• Collected material

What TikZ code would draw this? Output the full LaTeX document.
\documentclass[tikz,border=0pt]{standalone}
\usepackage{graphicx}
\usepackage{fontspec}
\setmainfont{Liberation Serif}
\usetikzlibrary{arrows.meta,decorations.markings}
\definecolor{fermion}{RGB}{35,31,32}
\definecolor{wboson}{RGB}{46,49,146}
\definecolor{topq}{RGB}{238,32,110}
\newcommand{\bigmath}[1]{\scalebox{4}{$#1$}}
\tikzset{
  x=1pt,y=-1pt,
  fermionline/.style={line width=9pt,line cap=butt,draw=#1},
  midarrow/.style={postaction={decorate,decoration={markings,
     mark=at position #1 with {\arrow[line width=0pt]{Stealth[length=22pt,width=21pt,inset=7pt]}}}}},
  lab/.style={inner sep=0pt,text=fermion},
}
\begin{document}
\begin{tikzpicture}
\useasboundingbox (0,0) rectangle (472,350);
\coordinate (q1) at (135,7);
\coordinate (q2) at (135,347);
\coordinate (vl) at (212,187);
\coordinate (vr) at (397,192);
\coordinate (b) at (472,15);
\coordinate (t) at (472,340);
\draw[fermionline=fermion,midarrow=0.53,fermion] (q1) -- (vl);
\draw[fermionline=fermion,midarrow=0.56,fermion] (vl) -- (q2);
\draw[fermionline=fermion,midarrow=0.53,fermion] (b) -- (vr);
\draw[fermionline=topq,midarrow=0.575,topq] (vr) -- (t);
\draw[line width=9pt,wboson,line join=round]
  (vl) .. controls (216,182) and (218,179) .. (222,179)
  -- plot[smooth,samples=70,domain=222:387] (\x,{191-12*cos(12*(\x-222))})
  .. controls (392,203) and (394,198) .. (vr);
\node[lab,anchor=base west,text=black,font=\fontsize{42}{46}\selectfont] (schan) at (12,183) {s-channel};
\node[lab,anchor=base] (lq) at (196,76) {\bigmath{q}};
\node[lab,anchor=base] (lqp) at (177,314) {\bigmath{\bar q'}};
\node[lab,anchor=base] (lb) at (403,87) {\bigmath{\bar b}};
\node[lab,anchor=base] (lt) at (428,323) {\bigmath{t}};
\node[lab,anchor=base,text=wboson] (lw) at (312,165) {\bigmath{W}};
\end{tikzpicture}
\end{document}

• What the task asks
Restate the listing above word for word.

• Exercise output
What TikZ code would draw this? Output the full LaTeX document.
\documentclass[tikz,border=0pt]{standalone}
\usepackage{graphicx}
\usepackage{fontspec}
\setmainfont{Liberation Serif}
\usetikzlibrary{arrows.meta,decorations.markings}
\definecolor{fermion}{RGB}{35,31,32}
\definecolor{wboson}{RGB}{46,49,146}
\definecolor{topq}{RGB}{238,32,110}
\newcommand{\bigmath}[1]{\scalebox{4}{$#1$}}
\tikzset{
  x=1pt,y=-1pt,
  fermionline/.style={line width=9pt,line cap=butt,draw=#1},
  midarrow/.style={postaction={decorate,decoration={markings,
     mark=at position #1 with {\arrow[line width=0pt]{Stealth[length=22pt,width=21pt,inset=7pt]}}}}},
  lab/.style={inner sep=0pt,text=fermion},
}
\begin{document}
\begin{tikzpicture}
\useasboundingbox (0,0) rectangle (472,350);
\coordinate (q1) at (135,7);
\coordinate (q2) at (135,347);
\coordinate (vl) at (212,187);
\coordinate (vr) at (397,192);
\coordinate (b) at (472,15);
\coordinate (t) at (472,340);
\draw[fermionline=fermion,midarrow=0.53,fermion] (q1) -- (vl);
\draw[fermionline=fermion,midarrow=0.56,fermion] (vl) -- (q2);
\draw[fermionline=fermion,midarrow=0.53,fermion] (b) -- (vr);
\draw[fermionline=topq,midarrow=0.575,topq] (vr) -- (t);
\draw[line width=9pt,wboson,line join=round]
  (vl) .. controls (216,182) and (218,179) .. (222,179)
  -- plot[smooth,samples=70,domain=222:387] (\x,{191-12*cos(12*(\x-222))})
  .. controls (392,203) and (394,198) .. (vr);
\node[lab,anchor=base west,text=black,font=\fontsize{42}{46}\selectfont] (schan) at (12,183) {s-channel};
\node[lab,anchor=base] (lq) at (196,76) {\bigmath{q}};
\node[lab,anchor=base] (lqp) at (177,314) {\bigmath{\bar q'}};
\node[lab,anchor=base] (lb) at (403,87) {\bigmath{\bar b}};
\node[lab,anchor=base] (lt) at (428,323) {\bigmath{t}};
\node[lab,anchor=base,text=wboson] (lw) at (312,165) {\bigmath{W}};
\end{tikzpicture}
\end{document}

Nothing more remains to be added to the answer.